## REQUIREMENTS:
Transcribe the lines below verbatim, skipping the images.

## RECORDED DATA:
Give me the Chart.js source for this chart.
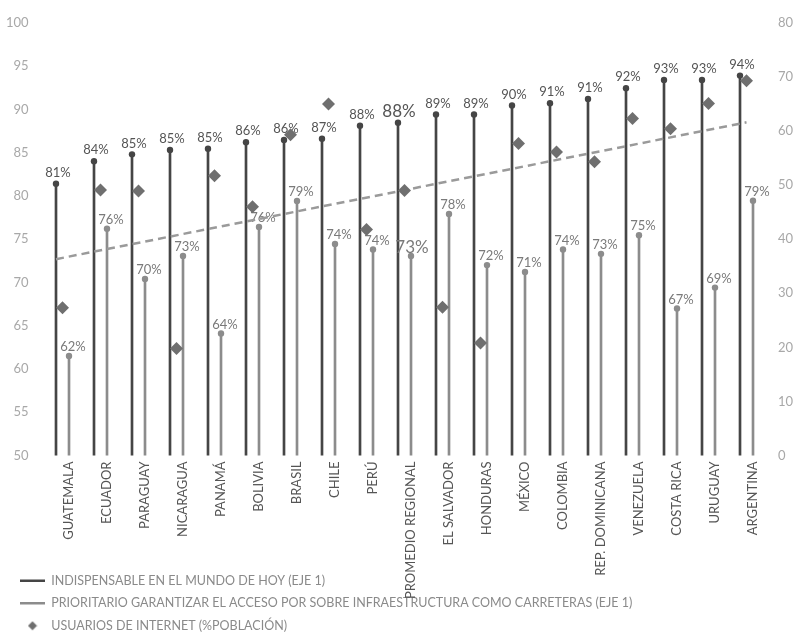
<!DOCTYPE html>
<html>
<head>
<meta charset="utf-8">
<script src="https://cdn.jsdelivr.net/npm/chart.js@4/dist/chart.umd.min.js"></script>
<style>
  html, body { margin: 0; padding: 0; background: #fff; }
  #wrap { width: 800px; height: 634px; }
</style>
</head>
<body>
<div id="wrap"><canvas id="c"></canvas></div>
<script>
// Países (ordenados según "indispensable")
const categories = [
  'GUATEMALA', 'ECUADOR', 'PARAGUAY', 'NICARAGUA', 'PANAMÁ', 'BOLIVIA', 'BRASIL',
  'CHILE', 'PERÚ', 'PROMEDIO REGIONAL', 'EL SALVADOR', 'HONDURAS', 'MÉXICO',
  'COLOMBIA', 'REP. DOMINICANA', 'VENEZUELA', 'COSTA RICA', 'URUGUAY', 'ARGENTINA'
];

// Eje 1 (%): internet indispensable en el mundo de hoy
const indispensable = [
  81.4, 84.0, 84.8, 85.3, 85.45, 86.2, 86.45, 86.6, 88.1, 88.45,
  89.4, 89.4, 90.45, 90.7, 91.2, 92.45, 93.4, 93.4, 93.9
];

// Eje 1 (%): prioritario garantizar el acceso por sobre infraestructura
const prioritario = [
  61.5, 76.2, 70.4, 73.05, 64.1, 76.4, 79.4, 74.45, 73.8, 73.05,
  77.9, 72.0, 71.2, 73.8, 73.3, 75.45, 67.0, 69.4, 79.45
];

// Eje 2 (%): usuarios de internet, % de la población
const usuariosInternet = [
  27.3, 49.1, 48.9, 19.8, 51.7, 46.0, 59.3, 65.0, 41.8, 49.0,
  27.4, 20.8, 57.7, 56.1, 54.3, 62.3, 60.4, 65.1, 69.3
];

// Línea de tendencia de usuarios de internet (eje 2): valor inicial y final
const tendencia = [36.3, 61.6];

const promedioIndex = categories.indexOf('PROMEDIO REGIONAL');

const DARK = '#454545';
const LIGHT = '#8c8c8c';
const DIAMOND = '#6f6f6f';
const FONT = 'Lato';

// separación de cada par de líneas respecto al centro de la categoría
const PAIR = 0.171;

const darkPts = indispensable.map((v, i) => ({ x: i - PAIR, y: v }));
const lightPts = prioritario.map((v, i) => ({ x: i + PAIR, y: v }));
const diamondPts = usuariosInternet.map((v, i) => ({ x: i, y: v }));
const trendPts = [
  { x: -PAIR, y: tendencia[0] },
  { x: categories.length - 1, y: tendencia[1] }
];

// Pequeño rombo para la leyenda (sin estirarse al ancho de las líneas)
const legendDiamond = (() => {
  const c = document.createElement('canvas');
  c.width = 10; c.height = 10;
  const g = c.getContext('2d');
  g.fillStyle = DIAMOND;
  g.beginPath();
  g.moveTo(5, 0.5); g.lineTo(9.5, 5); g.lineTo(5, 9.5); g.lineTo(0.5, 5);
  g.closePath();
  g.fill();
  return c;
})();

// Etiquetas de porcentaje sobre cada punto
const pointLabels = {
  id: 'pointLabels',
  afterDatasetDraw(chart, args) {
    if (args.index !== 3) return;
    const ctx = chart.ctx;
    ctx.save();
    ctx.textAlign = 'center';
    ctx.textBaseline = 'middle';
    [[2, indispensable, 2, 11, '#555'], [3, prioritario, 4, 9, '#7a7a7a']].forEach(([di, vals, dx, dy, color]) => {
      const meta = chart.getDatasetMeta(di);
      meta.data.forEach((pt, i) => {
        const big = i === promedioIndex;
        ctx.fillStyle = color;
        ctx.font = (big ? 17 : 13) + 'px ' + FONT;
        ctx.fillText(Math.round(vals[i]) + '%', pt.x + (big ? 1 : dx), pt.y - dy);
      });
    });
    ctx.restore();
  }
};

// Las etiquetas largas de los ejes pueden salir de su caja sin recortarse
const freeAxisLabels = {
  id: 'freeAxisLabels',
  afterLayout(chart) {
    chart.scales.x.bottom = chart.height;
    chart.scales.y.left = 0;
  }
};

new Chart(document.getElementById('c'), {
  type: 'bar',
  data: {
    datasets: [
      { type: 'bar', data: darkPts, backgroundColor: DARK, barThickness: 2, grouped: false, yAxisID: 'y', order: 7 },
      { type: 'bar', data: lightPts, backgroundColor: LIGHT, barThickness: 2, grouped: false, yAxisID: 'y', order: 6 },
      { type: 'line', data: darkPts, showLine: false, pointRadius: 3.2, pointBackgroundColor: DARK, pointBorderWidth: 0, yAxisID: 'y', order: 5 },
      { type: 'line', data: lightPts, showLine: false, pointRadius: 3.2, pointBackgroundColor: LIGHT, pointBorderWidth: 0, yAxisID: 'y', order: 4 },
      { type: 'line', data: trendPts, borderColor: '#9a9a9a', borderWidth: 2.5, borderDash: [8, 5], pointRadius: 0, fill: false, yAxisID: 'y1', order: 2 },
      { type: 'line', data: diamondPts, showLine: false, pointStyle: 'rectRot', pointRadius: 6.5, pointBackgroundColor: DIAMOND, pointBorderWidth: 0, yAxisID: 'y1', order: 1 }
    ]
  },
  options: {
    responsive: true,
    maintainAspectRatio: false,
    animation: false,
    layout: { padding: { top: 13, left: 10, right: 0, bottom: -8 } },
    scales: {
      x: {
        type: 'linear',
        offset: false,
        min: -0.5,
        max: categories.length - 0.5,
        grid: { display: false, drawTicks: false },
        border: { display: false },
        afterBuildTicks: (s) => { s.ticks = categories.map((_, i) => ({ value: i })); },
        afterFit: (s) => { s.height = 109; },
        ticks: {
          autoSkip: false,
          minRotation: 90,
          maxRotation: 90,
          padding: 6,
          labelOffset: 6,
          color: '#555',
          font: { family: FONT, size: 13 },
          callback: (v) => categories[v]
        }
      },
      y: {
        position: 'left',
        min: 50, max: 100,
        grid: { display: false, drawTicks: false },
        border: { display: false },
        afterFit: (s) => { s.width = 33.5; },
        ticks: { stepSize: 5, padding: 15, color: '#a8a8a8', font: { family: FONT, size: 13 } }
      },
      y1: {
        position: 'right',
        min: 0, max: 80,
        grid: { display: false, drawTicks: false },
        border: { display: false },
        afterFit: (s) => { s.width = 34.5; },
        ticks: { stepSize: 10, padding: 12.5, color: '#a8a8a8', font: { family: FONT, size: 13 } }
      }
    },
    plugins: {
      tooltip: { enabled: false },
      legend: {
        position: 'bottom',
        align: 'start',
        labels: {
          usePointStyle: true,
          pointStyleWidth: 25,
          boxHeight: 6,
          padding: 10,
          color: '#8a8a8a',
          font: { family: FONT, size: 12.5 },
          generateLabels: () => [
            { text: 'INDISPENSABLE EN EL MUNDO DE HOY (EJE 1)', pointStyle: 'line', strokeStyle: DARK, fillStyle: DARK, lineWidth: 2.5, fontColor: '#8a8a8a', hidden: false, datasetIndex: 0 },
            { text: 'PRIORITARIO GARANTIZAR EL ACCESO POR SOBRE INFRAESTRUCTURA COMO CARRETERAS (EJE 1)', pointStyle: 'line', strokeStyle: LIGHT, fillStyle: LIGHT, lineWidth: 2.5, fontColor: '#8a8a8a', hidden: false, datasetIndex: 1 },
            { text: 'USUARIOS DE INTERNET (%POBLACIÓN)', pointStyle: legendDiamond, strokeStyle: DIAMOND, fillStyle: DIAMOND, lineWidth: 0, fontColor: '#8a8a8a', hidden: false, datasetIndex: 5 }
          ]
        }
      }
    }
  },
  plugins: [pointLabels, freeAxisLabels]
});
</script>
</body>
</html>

## EXPECTED OUTPUT:
Give me the Chart.js source for this chart.
<!DOCTYPE html>
<html>
<head>
<meta charset="utf-8">
<script src="https://cdn.jsdelivr.net/npm/chart.js@4/dist/chart.umd.min.js"></script>
<style>
  html, body { margin: 0; padding: 0; background: #fff; }
  #wrap { width: 800px; height: 634px; }
</style>
</head>
<body>
<div id="wrap"><canvas id="c"></canvas></div>
<script>
// Países (ordenados según "indispensable")
const categories = [
  'GUATEMALA', 'ECUADOR', 'PARAGUAY', 'NICARAGUA', 'PANAMÁ', 'BOLIVIA', 'BRASIL',
  'CHILE', 'PERÚ', 'PROMEDIO REGIONAL', 'EL SALVADOR', 'HONDURAS', 'MÉXICO',
  'COLOMBIA', 'REP. DOMINICANA', 'VENEZUELA', 'COSTA RICA', 'URUGUAY', 'ARGENTINA'
];

// Eje 1 (%): internet indispensable en el mundo de hoy
const indispensable = [
  81.4, 84.0, 84.8, 85.3, 85.45, 86.2, 86.45, 86.6, 88.1, 88.45,
  89.4, 89.4, 90.45, 90.7, 91.2, 92.45, 93.4, 93.4, 93.9
];

// Eje 1 (%): prioritario garantizar el acceso por sobre infraestructura
const prioritario = [
  61.5, 76.2, 70.4, 73.05, 64.1, 76.4, 79.4, 74.45, 73.8, 73.05,
  77.9, 72.0, 71.2, 73.8, 73.3, 75.45, 67.0, 69.4, 79.45
];

// Eje 2 (%): usuarios de internet, % de la población
const usuariosInternet = [
  27.3, 49.1, 48.9, 19.8, 51.7, 46.0, 59.3, 65.0, 41.8, 49.0,
  27.4, 20.8, 57.7, 56.1, 54.3, 62.3, 60.4, 65.1, 69.3
];

// Línea de tendencia de usuarios de internet (eje 2): valor inicial y final
const tendencia = [36.3, 61.6];

const promedioIndex = categories.indexOf('PROMEDIO REGIONAL');

const DARK = '#454545';
const LIGHT = '#8c8c8c';
const DIAMOND = '#6f6f6f';
const FONT = 'Lato';

// separación de cada par de líneas respecto al centro de la categoría
const PAIR = 0.171;

const darkPts = indispensable.map((v, i) => ({ x: i - PAIR, y: v }));
const lightPts = prioritario.map((v, i) => ({ x: i + PAIR, y: v }));
const diamondPts = usuariosInternet.map((v, i) => ({ x: i, y: v }));
const trendPts = [
  { x: -PAIR, y: tendencia[0] },
  { x: categories.length - 1, y: tendencia[1] }
];

// Pequeño rombo para la leyenda (sin estirarse al ancho de las líneas)
const legendDiamond = (() => {
  const c = document.createElement('canvas');
  c.width = 10; c.height = 10;
  const g = c.getContext('2d');
  g.fillStyle = DIAMOND;
  g.beginPath();
  g.moveTo(5, 0.5); g.lineTo(9.5, 5); g.lineTo(5, 9.5); g.lineTo(0.5, 5);
  g.closePath();
  g.fill();
  return c;
})();

// Etiquetas de porcentaje sobre cada punto
const pointLabels = {
  id: 'pointLabels',
  afterDatasetDraw(chart, args) {
    if (args.index !== 3) return;
    const ctx = chart.ctx;
    ctx.save();
    ctx.textAlign = 'center';
    ctx.textBaseline = 'middle';
    [[2, indispensable, 2, 11, '#555'], [3, prioritario, 4, 9, '#7a7a7a']].forEach(([di, vals, dx, dy, color]) => {
      const meta = chart.getDatasetMeta(di);
      meta.data.forEach((pt, i) => {
        const big = i === promedioIndex;
        ctx.fillStyle = color;
        ctx.font = (big ? 17 : 13) + 'px ' + FONT;
        ctx.fillText(Math.round(vals[i]) + '%', pt.x + (big ? 1 : dx), pt.y - dy);
      });
    });
    ctx.restore();
  }
};

// Las etiquetas largas de los ejes pueden salir de su caja sin recortarse
const freeAxisLabels = {
  id: 'freeAxisLabels',
  afterLayout(chart) {
    chart.scales.x.bottom = chart.height;
    chart.scales.y.left = 0;
  }
};

new Chart(document.getElementById('c'), {
  type: 'bar',
  data: {
    datasets: [
      { type: 'bar', data: darkPts, backgroundColor: DARK, barThickness: 2, grouped: false, yAxisID: 'y', order: 7 },
      { type: 'bar', data: lightPts, backgroundColor: LIGHT, barThickness: 2, grouped: false, yAxisID: 'y', order: 6 },
      { type: 'line', data: darkPts, showLine: false, pointRadius: 3.2, pointBackgroundColor: DARK, pointBorderWidth: 0, yAxisID: 'y', order: 5 },
      { type: 'line', data: lightPts, showLine: false, pointRadius: 3.2, pointBackgroundColor: LIGHT, pointBorderWidth: 0, yAxisID: 'y', order: 4 },
      { type: 'line', data: trendPts, borderColor: '#9a9a9a', borderWidth: 2.5, borderDash: [8, 5], pointRadius: 0, fill: false, yAxisID: 'y1', order: 2 },
      { type: 'line', data: diamondPts, showLine: false, pointStyle: 'rectRot', pointRadius: 6.5, pointBackgroundColor: DIAMOND, pointBorderWidth: 0, yAxisID: 'y1', order: 1 }
    ]
  },
  options: {
    responsive: true,
    maintainAspectRatio: false,
    animation: false,
    layout: { padding: { top: 13, left: 10, right: 0, bottom: -8 } },
    scales: {
      x: {
        type: 'linear',
        offset: false,
        min: -0.5,
        max: categories.length - 0.5,
        grid: { display: false, drawTicks: false },
        border: { display: false },
        afterBuildTicks: (s) => { s.ticks = categories.map((_, i) => ({ value: i })); },
        afterFit: (s) => { s.height = 109; },
        ticks: {
          autoSkip: false,
          minRotation: 90,
          maxRotation: 90,
          padding: 6,
          labelOffset: 6,
          color: '#555',
          font: { family: FONT, size: 13 },
          callback: (v) => categories[v]
        }
      },
      y: {
        position: 'left',
        min: 50, max: 100,
        grid: { display: false, drawTicks: false },
        border: { display: false },
        afterFit: (s) => { s.width = 33.5; },
        ticks: { stepSize: 5, padding: 15, color: '#a8a8a8', font: { family: FONT, size: 13 } }
      },
      y1: {
        position: 'right',
        min: 0, max: 80,
        grid: { display: false, drawTicks: false },
        border: { display: false },
        afterFit: (s) => { s.width = 34.5; },
        ticks: { stepSize: 10, padding: 12.5, color: '#a8a8a8', font: { family: FONT, size: 13 } }
      }
    },
    plugins: {
      tooltip: { enabled: false },
      legend: {
        position: 'bottom',
        align: 'start',
        labels: {
          usePointStyle: true,
          pointStyleWidth: 25,
          boxHeight: 6,
          padding: 10,
          color: '#8a8a8a',
          font: { family: FONT, size: 12.5 },
          generateLabels: () => [
            { text: 'INDISPENSABLE EN EL MUNDO DE HOY (EJE 1)', pointStyle: 'line', strokeStyle: DARK, fillStyle: DARK, lineWidth: 2.5, fontColor: '#8a8a8a', hidden: false, datasetIndex: 0 },
            { text: 'PRIORITARIO GARANTIZAR EL ACCESO POR SOBRE INFRAESTRUCTURA COMO CARRETERAS (EJE 1)', pointStyle: 'line', strokeStyle: LIGHT, fillStyle: LIGHT, lineWidth: 2.5, fontColor: '#8a8a8a', hidden: false, datasetIndex: 1 },
            { text: 'USUARIOS DE INTERNET (%POBLACIÓN)', pointStyle: legendDiamond, strokeStyle: DIAMOND, fillStyle: DIAMOND, lineWidth: 0, fontColor: '#8a8a8a', hidden: false, datasetIndex: 5 }
          ]
        }
      }
    }
  },
  plugins: [pointLabels, freeAxisLabels]
});
</script>
</body>
</html>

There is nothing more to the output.